## START MATERIAL

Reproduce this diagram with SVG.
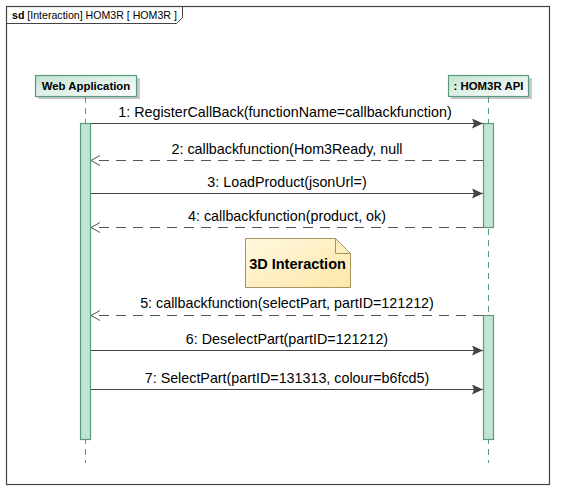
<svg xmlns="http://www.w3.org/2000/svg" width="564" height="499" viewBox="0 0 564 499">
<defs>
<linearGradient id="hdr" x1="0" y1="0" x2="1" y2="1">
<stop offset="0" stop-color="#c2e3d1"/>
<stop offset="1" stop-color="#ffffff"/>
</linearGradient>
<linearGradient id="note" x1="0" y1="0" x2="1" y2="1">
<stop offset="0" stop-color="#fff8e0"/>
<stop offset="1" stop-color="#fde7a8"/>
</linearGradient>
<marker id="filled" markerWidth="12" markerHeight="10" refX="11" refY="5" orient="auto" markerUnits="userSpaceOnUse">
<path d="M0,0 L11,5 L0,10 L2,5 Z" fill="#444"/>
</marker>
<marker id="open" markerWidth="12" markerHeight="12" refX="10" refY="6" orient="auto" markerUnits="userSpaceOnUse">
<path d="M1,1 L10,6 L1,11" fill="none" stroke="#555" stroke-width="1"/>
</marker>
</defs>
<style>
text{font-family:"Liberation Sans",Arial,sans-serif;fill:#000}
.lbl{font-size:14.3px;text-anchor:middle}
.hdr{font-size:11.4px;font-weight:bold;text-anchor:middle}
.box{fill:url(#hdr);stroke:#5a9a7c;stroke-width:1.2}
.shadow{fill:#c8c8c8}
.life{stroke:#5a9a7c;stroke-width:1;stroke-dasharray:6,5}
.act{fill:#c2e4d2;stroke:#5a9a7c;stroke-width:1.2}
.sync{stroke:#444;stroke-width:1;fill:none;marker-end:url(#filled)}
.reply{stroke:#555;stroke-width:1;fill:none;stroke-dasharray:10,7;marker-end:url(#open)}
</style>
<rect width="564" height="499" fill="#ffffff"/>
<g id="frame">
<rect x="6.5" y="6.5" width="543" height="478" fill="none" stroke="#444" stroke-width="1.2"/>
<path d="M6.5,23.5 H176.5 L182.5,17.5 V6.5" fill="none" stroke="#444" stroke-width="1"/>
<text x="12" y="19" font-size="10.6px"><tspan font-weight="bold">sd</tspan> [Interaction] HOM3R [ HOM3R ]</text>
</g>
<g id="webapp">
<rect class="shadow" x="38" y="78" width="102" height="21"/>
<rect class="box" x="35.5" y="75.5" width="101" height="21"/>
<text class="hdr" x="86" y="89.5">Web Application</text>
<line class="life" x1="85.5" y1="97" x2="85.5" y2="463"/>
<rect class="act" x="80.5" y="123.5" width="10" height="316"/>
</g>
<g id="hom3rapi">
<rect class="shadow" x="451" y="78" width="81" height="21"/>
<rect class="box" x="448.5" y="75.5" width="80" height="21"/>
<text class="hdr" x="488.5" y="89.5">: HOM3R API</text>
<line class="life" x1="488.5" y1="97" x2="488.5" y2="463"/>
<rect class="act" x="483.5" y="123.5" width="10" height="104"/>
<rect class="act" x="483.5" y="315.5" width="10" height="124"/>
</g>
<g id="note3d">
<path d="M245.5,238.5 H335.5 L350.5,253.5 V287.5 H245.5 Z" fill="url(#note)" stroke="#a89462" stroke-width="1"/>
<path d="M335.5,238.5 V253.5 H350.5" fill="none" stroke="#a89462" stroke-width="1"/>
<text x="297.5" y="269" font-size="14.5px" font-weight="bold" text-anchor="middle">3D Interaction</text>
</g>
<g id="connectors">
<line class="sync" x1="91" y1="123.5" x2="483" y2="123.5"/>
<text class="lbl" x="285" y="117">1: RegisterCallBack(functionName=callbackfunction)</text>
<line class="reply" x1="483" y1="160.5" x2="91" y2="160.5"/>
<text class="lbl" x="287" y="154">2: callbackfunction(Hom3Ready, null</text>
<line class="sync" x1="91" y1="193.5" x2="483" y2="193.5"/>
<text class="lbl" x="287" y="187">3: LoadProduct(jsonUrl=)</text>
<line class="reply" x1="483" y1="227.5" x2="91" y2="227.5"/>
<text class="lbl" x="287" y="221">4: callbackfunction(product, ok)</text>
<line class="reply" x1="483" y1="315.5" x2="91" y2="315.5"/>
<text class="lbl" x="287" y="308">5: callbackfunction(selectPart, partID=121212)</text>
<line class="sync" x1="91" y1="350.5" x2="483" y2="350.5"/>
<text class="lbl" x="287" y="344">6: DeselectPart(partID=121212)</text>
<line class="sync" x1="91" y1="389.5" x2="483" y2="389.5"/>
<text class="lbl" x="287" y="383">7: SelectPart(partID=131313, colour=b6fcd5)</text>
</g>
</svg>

## END MATERIAL

* [TASK BRIEF]: Take the data above and repeat it exactly, leaving each picture out.

* [FINISHED TASK]:
Reproduce this diagram with SVG.
<svg xmlns="http://www.w3.org/2000/svg" width="564" height="499" viewBox="0 0 564 499">
<defs>
<linearGradient id="hdr" x1="0" y1="0" x2="1" y2="1">
<stop offset="0" stop-color="#c2e3d1"/>
<stop offset="1" stop-color="#ffffff"/>
</linearGradient>
<linearGradient id="note" x1="0" y1="0" x2="1" y2="1">
<stop offset="0" stop-color="#fff8e0"/>
<stop offset="1" stop-color="#fde7a8"/>
</linearGradient>
<marker id="filled" markerWidth="12" markerHeight="10" refX="11" refY="5" orient="auto" markerUnits="userSpaceOnUse">
<path d="M0,0 L11,5 L0,10 L2,5 Z" fill="#444"/>
</marker>
<marker id="open" markerWidth="12" markerHeight="12" refX="10" refY="6" orient="auto" markerUnits="userSpaceOnUse">
<path d="M1,1 L10,6 L1,11" fill="none" stroke="#555" stroke-width="1"/>
</marker>
</defs>
<style>
text{font-family:"Liberation Sans",Arial,sans-serif;fill:#000}
.lbl{font-size:14.3px;text-anchor:middle}
.hdr{font-size:11.4px;font-weight:bold;text-anchor:middle}
.box{fill:url(#hdr);stroke:#5a9a7c;stroke-width:1.2}
.shadow{fill:#c8c8c8}
.life{stroke:#5a9a7c;stroke-width:1;stroke-dasharray:6,5}
.act{fill:#c2e4d2;stroke:#5a9a7c;stroke-width:1.2}
.sync{stroke:#444;stroke-width:1;fill:none;marker-end:url(#filled)}
.reply{stroke:#555;stroke-width:1;fill:none;stroke-dasharray:10,7;marker-end:url(#open)}
</style>
<rect width="564" height="499" fill="#ffffff"/>
<g id="frame">
<rect x="6.5" y="6.5" width="543" height="478" fill="none" stroke="#444" stroke-width="1.2"/>
<path d="M6.5,23.5 H176.5 L182.5,17.5 V6.5" fill="none" stroke="#444" stroke-width="1"/>
<text x="12" y="19" font-size="10.6px"><tspan font-weight="bold">sd</tspan> [Interaction] HOM3R [ HOM3R ]</text>
</g>
<g id="webapp">
<rect class="shadow" x="38" y="78" width="102" height="21"/>
<rect class="box" x="35.5" y="75.5" width="101" height="21"/>
<text class="hdr" x="86" y="89.5">Web Application</text>
<line class="life" x1="85.5" y1="97" x2="85.5" y2="463"/>
<rect class="act" x="80.5" y="123.5" width="10" height="316"/>
</g>
<g id="hom3rapi">
<rect class="shadow" x="451" y="78" width="81" height="21"/>
<rect class="box" x="448.5" y="75.5" width="80" height="21"/>
<text class="hdr" x="488.5" y="89.5">: HOM3R API</text>
<line class="life" x1="488.5" y1="97" x2="488.5" y2="463"/>
<rect class="act" x="483.5" y="123.5" width="10" height="104"/>
<rect class="act" x="483.5" y="315.5" width="10" height="124"/>
</g>
<g id="note3d">
<path d="M245.5,238.5 H335.5 L350.5,253.5 V287.5 H245.5 Z" fill="url(#note)" stroke="#a89462" stroke-width="1"/>
<path d="M335.5,238.5 V253.5 H350.5" fill="none" stroke="#a89462" stroke-width="1"/>
<text x="297.5" y="269" font-size="14.5px" font-weight="bold" text-anchor="middle">3D Interaction</text>
</g>
<g id="connectors">
<line class="sync" x1="91" y1="123.5" x2="483" y2="123.5"/>
<text class="lbl" x="285" y="117">1: RegisterCallBack(functionName=callbackfunction)</text>
<line class="reply" x1="483" y1="160.5" x2="91" y2="160.5"/>
<text class="lbl" x="287" y="154">2: callbackfunction(Hom3Ready, null</text>
<line class="sync" x1="91" y1="193.5" x2="483" y2="193.5"/>
<text class="lbl" x="287" y="187">3: LoadProduct(jsonUrl=)</text>
<line class="reply" x1="483" y1="227.5" x2="91" y2="227.5"/>
<text class="lbl" x="287" y="221">4: callbackfunction(product, ok)</text>
<line class="reply" x1="483" y1="315.5" x2="91" y2="315.5"/>
<text class="lbl" x="287" y="308">5: callbackfunction(selectPart, partID=121212)</text>
<line class="sync" x1="91" y1="350.5" x2="483" y2="350.5"/>
<text class="lbl" x="287" y="344">6: DeselectPart(partID=121212)</text>
<line class="sync" x1="91" y1="389.5" x2="483" y2="389.5"/>
<text class="lbl" x="287" y="383">7: SelectPart(partID=131313, colour=b6fcd5)</text>
</g>
</svg>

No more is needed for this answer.